Votre commission, suivant en cela les auteurs de la proposition de loi, a convenu qu'il fallait être réaliste et ne pas augmenter significativement, sans données prospectives fiables, les charges financières des départements qui connaissent déjà, pour la plupart d'entre eux, des difficultés d'ordre budgétaire.

Par ailleurs, votre commission a souhaité préciser, dès ce premier article, que la personne âgée dépendante doit faire la demande de cette prestation. Cela lui a semblé logique que, afin de bénéficier de ce nouveau droit, il faille le demander et qu'il n'y ait là aucun caractère d'automaticité.

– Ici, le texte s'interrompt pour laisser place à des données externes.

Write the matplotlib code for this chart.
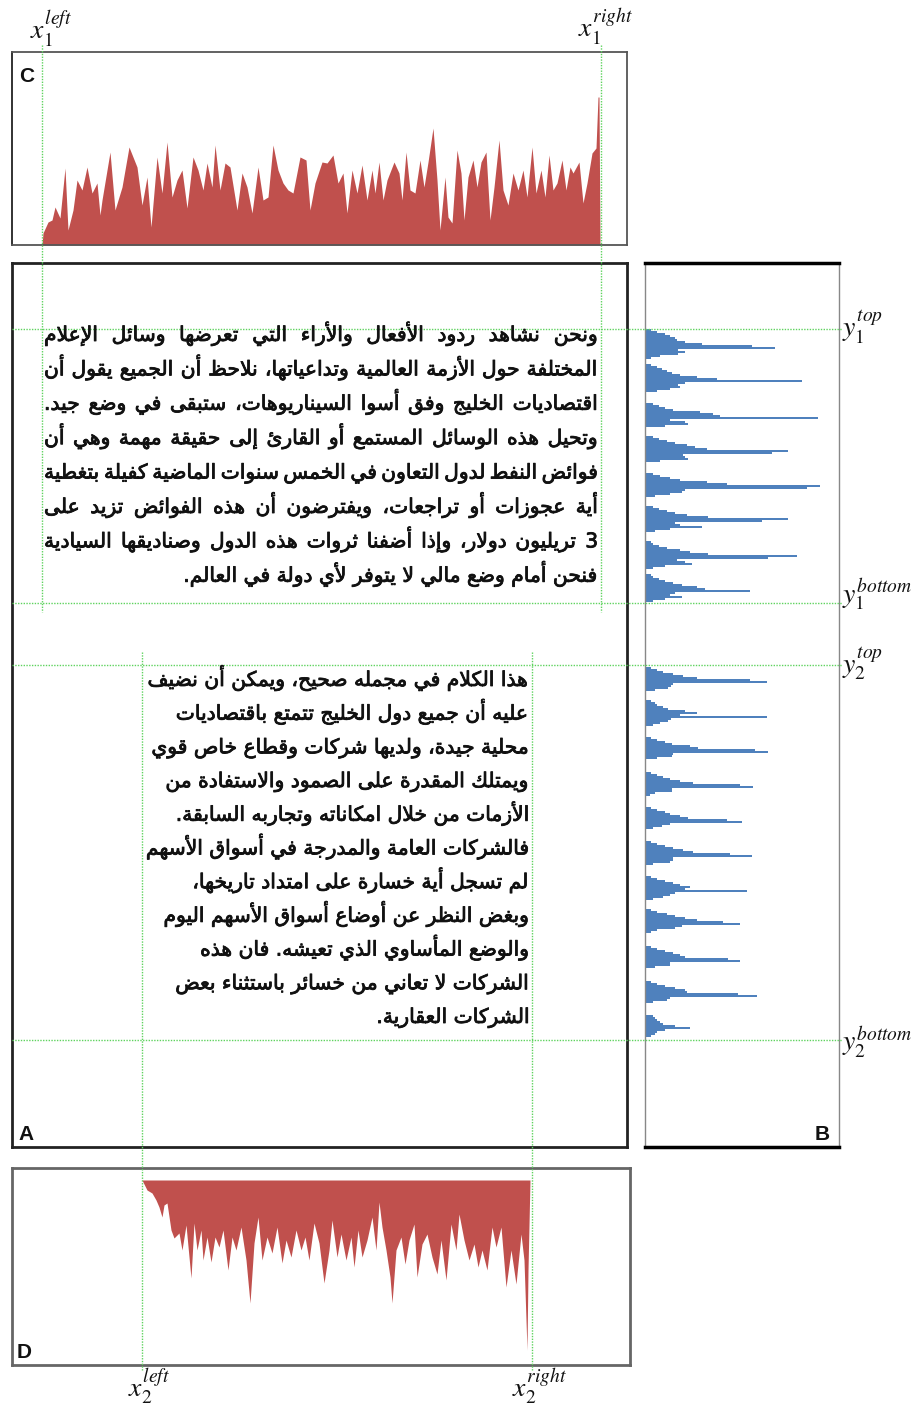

Enfin, le présent article précise, ce qui apparaît essentiel aux yeux de votre commission, que la prestation spécifique dépendance est une prestation en nature et non en espèces comme l'allocation compensatrice. En effet, l'allocation compensatrice, le phénomène est désormais bien connu, a servi, dans une proportion non négligeable des cas, aux personnes âgées comme complément de ressources destiné à accroître leurs économies ou pour aider leurs petits-enfants. Avec une allocation en nature, qu'elle soit destinée à rémunérer du personnel ou à acheter des matériels techniques, le département aura l'assurance que la prestation ne sera pas détournée de son objet. Il pourra aisément en contrôler l'effectivité.

Compte tenu de l'ensemble de ces remarques, votre commission vous propose de réécrire le présent article et de l'adopter ainsi modifié.

* 5 et non des moindres puisque M. René Teulade, ancien ministre des Affaires sociales du Gouvernement de M. Bérégovoy, avait évoqué cette piste au cours du colloque qui s'est tenu le 20 mai 1996 au Sénat et était organisé par la société de gérontologie d'Ile-de-France.